** DESCRIPTION OF THE TASK **
Repeat the material verbatim. Images are excluded from the copy.

** INFORMATION PROVIDED **
----------------
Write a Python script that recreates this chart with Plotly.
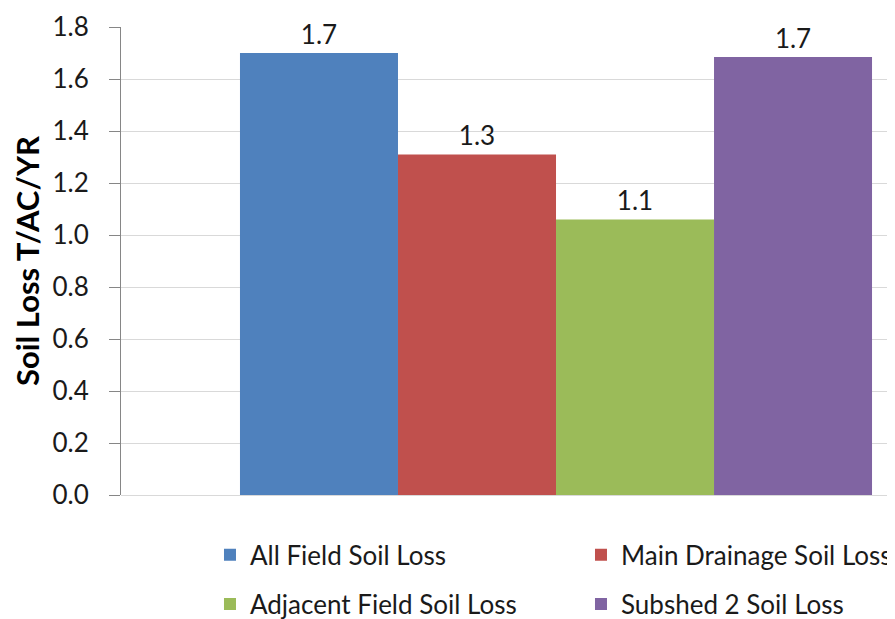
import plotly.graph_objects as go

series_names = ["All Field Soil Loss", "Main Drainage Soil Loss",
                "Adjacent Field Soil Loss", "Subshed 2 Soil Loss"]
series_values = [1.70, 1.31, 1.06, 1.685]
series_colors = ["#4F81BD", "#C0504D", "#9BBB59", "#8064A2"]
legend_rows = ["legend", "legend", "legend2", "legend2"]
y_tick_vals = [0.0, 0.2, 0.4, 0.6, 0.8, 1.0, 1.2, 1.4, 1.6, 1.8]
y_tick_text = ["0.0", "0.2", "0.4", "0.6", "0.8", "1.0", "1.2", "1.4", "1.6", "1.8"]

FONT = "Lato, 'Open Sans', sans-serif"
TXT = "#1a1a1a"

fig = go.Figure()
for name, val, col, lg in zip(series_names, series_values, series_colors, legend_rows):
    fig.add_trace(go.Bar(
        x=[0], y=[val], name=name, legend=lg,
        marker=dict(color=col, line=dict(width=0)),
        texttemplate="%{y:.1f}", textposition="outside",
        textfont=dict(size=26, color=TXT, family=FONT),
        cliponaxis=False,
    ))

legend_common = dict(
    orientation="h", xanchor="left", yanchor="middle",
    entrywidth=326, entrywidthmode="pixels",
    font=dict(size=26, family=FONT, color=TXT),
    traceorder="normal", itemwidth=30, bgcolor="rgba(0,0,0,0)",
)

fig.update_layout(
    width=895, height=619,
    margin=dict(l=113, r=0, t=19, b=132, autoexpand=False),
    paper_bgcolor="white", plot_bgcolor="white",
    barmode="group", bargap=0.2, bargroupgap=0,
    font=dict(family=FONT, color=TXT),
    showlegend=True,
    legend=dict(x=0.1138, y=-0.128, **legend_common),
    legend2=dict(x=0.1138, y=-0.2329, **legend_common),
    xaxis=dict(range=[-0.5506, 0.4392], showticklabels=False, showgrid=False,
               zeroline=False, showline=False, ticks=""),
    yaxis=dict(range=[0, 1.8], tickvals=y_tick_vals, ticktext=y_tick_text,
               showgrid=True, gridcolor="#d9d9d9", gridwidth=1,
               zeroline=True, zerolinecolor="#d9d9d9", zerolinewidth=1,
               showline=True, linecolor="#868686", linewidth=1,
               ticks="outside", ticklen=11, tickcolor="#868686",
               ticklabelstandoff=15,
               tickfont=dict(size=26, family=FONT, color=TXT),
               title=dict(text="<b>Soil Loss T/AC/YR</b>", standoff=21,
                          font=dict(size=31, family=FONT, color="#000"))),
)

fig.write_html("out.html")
----------------
** TASK OUTPUT **
Write a Python script that recreates this chart with Plotly.
import plotly.graph_objects as go

series_names = ["All Field Soil Loss", "Main Drainage Soil Loss",
                "Adjacent Field Soil Loss", "Subshed 2 Soil Loss"]
series_values = [1.70, 1.31, 1.06, 1.685]
series_colors = ["#4F81BD", "#C0504D", "#9BBB59", "#8064A2"]
legend_rows = ["legend", "legend", "legend2", "legend2"]
y_tick_vals = [0.0, 0.2, 0.4, 0.6, 0.8, 1.0, 1.2, 1.4, 1.6, 1.8]
y_tick_text = ["0.0", "0.2", "0.4", "0.6", "0.8", "1.0", "1.2", "1.4", "1.6", "1.8"]

FONT = "Lato, 'Open Sans', sans-serif"
TXT = "#1a1a1a"

fig = go.Figure()
for name, val, col, lg in zip(series_names, series_values, series_colors, legend_rows):
    fig.add_trace(go.Bar(
        x=[0], y=[val], name=name, legend=lg,
        marker=dict(color=col, line=dict(width=0)),
        texttemplate="%{y:.1f}", textposition="outside",
        textfont=dict(size=26, color=TXT, family=FONT),
        cliponaxis=False,
    ))

legend_common = dict(
    orientation="h", xanchor="left", yanchor="middle",
    entrywidth=326, entrywidthmode="pixels",
    font=dict(size=26, family=FONT, color=TXT),
    traceorder="normal", itemwidth=30, bgcolor="rgba(0,0,0,0)",
)

fig.update_layout(
    width=895, height=619,
    margin=dict(l=113, r=0, t=19, b=132, autoexpand=False),
    paper_bgcolor="white", plot_bgcolor="white",
    barmode="group", bargap=0.2, bargroupgap=0,
    font=dict(family=FONT, color=TXT),
    showlegend=True,
    legend=dict(x=0.1138, y=-0.128, **legend_common),
    legend2=dict(x=0.1138, y=-0.2329, **legend_common),
    xaxis=dict(range=[-0.5506, 0.4392], showticklabels=False, showgrid=False,
               zeroline=False, showline=False, ticks=""),
    yaxis=dict(range=[0, 1.8], tickvals=y_tick_vals, ticktext=y_tick_text,
               showgrid=True, gridcolor="#d9d9d9", gridwidth=1,
               zeroline=True, zerolinecolor="#d9d9d9", zerolinewidth=1,
               showline=True, linecolor="#868686", linewidth=1,
               ticks="outside", ticklen=11, tickcolor="#868686",
               ticklabelstandoff=15,
               tickfont=dict(size=26, family=FONT, color=TXT),
               title=dict(text="<b>Soil Loss T/AC/YR</b>", standoff=21,
                          font=dict(size=31, family=FONT, color="#000"))),
)

fig.write_html("out.html")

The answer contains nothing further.